▶ **Problem details**: Type out the complete listing below word for word, without its pictures.

▶ **Provided material**:
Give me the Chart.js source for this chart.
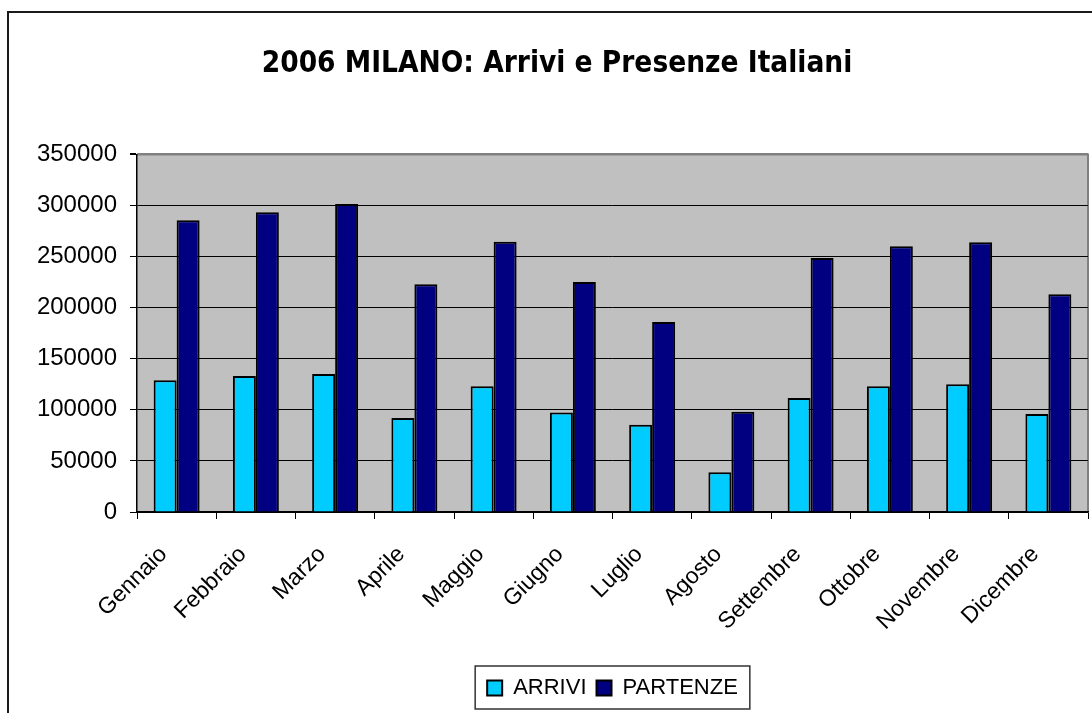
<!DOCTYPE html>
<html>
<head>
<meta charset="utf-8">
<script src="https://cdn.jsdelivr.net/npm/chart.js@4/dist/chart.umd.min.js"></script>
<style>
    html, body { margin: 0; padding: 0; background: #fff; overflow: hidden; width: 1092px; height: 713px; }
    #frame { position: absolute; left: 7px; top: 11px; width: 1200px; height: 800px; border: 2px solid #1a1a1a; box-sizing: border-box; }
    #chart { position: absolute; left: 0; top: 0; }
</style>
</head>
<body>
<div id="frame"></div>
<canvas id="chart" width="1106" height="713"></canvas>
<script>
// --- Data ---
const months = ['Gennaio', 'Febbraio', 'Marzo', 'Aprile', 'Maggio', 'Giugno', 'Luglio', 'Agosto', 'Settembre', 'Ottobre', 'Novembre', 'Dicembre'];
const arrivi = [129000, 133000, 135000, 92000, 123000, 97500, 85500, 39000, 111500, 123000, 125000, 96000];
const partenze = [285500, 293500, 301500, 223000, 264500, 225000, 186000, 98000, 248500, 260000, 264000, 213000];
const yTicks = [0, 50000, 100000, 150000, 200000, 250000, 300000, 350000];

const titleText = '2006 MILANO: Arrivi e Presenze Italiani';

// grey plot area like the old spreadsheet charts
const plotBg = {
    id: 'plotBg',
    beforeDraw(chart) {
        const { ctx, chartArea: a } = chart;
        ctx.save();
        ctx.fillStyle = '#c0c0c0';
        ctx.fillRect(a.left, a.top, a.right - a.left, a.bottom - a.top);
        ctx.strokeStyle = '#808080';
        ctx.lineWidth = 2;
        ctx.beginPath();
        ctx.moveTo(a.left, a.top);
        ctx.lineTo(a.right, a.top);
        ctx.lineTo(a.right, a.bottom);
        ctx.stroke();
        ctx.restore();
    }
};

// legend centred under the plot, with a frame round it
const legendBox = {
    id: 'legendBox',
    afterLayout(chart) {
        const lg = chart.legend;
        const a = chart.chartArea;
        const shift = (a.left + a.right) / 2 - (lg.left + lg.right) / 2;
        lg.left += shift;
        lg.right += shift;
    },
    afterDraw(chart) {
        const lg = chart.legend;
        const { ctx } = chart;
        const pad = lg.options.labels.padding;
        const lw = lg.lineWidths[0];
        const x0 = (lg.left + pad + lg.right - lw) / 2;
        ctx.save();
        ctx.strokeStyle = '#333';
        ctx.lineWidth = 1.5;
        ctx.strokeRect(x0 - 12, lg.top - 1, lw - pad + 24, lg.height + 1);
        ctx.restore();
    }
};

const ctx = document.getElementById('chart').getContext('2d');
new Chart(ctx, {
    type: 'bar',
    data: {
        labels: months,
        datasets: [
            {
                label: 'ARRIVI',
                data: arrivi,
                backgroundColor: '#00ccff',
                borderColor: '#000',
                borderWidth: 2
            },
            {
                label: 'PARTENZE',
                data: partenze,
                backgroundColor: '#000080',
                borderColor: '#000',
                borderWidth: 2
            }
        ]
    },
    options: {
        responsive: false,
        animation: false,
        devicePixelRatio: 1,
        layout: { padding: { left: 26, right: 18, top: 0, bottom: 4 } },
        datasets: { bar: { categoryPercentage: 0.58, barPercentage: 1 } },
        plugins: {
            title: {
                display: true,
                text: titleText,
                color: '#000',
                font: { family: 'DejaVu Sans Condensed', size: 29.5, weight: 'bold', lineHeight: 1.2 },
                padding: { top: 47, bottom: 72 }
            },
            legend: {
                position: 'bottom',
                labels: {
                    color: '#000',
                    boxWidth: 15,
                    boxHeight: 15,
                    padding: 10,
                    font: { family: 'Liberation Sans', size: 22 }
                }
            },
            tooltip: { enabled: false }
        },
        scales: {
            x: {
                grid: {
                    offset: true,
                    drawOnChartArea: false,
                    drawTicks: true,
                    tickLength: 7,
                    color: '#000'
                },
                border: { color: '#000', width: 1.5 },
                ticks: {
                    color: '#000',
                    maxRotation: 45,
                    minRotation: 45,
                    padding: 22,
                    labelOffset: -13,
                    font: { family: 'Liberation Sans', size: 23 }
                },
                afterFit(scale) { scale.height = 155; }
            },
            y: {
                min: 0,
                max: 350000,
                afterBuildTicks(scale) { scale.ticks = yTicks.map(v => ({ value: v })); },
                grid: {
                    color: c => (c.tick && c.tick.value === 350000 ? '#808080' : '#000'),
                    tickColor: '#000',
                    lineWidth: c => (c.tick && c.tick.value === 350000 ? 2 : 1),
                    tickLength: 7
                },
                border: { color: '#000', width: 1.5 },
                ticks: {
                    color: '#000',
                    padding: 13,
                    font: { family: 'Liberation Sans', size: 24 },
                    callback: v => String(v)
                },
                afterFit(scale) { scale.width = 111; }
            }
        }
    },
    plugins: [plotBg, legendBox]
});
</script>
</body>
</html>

▶ **Correct answer**:
Give me the Chart.js source for this chart.
<!DOCTYPE html>
<html>
<head>
<meta charset="utf-8">
<script src="https://cdn.jsdelivr.net/npm/chart.js@4/dist/chart.umd.min.js"></script>
<style>
    html, body { margin: 0; padding: 0; background: #fff; overflow: hidden; width: 1092px; height: 713px; }
    #frame { position: absolute; left: 7px; top: 11px; width: 1200px; height: 800px; border: 2px solid #1a1a1a; box-sizing: border-box; }
    #chart { position: absolute; left: 0; top: 0; }
</style>
</head>
<body>
<div id="frame"></div>
<canvas id="chart" width="1106" height="713"></canvas>
<script>
// --- Data ---
const months = ['Gennaio', 'Febbraio', 'Marzo', 'Aprile', 'Maggio', 'Giugno', 'Luglio', 'Agosto', 'Settembre', 'Ottobre', 'Novembre', 'Dicembre'];
const arrivi = [129000, 133000, 135000, 92000, 123000, 97500, 85500, 39000, 111500, 123000, 125000, 96000];
const partenze = [285500, 293500, 301500, 223000, 264500, 225000, 186000, 98000, 248500, 260000, 264000, 213000];
const yTicks = [0, 50000, 100000, 150000, 200000, 250000, 300000, 350000];

const titleText = '2006 MILANO: Arrivi e Presenze Italiani';

// grey plot area like the old spreadsheet charts
const plotBg = {
    id: 'plotBg',
    beforeDraw(chart) {
        const { ctx, chartArea: a } = chart;
        ctx.save();
        ctx.fillStyle = '#c0c0c0';
        ctx.fillRect(a.left, a.top, a.right - a.left, a.bottom - a.top);
        ctx.strokeStyle = '#808080';
        ctx.lineWidth = 2;
        ctx.beginPath();
        ctx.moveTo(a.left, a.top);
        ctx.lineTo(a.right, a.top);
        ctx.lineTo(a.right, a.bottom);
        ctx.stroke();
        ctx.restore();
    }
};

// legend centred under the plot, with a frame round it
const legendBox = {
    id: 'legendBox',
    afterLayout(chart) {
        const lg = chart.legend;
        const a = chart.chartArea;
        const shift = (a.left + a.right) / 2 - (lg.left + lg.right) / 2;
        lg.left += shift;
        lg.right += shift;
    },
    afterDraw(chart) {
        const lg = chart.legend;
        const { ctx } = chart;
        const pad = lg.options.labels.padding;
        const lw = lg.lineWidths[0];
        const x0 = (lg.left + pad + lg.right - lw) / 2;
        ctx.save();
        ctx.strokeStyle = '#333';
        ctx.lineWidth = 1.5;
        ctx.strokeRect(x0 - 12, lg.top - 1, lw - pad + 24, lg.height + 1);
        ctx.restore();
    }
};

const ctx = document.getElementById('chart').getContext('2d');
new Chart(ctx, {
    type: 'bar',
    data: {
        labels: months,
        datasets: [
            {
                label: 'ARRIVI',
                data: arrivi,
                backgroundColor: '#00ccff',
                borderColor: '#000',
                borderWidth: 2
            },
            {
                label: 'PARTENZE',
                data: partenze,
                backgroundColor: '#000080',
                borderColor: '#000',
                borderWidth: 2
            }
        ]
    },
    options: {
        responsive: false,
        animation: false,
        devicePixelRatio: 1,
        layout: { padding: { left: 26, right: 18, top: 0, bottom: 4 } },
        datasets: { bar: { categoryPercentage: 0.58, barPercentage: 1 } },
        plugins: {
            title: {
                display: true,
                text: titleText,
                color: '#000',
                font: { family: 'DejaVu Sans Condensed', size: 29.5, weight: 'bold', lineHeight: 1.2 },
                padding: { top: 47, bottom: 72 }
            },
            legend: {
                position: 'bottom',
                labels: {
                    color: '#000',
                    boxWidth: 15,
                    boxHeight: 15,
                    padding: 10,
                    font: { family: 'Liberation Sans', size: 22 }
                }
            },
            tooltip: { enabled: false }
        },
        scales: {
            x: {
                grid: {
                    offset: true,
                    drawOnChartArea: false,
                    drawTicks: true,
                    tickLength: 7,
                    color: '#000'
                },
                border: { color: '#000', width: 1.5 },
                ticks: {
                    color: '#000',
                    maxRotation: 45,
                    minRotation: 45,
                    padding: 22,
                    labelOffset: -13,
                    font: { family: 'Liberation Sans', size: 23 }
                },
                afterFit(scale) { scale.height = 155; }
            },
            y: {
                min: 0,
                max: 350000,
                afterBuildTicks(scale) { scale.ticks = yTicks.map(v => ({ value: v })); },
                grid: {
                    color: c => (c.tick && c.tick.value === 350000 ? '#808080' : '#000'),
                    tickColor: '#000',
                    lineWidth: c => (c.tick && c.tick.value === 350000 ? 2 : 1),
                    tickLength: 7
                },
                border: { color: '#000', width: 1.5 },
                ticks: {
                    color: '#000',
                    padding: 13,
                    font: { family: 'Liberation Sans', size: 24 },
                    callback: v => String(v)
                },
                afterFit(scale) { scale.width = 111; }
            }
        }
    },
    plugins: [plotBg, legendBox]
});
</script>
</body>
</html>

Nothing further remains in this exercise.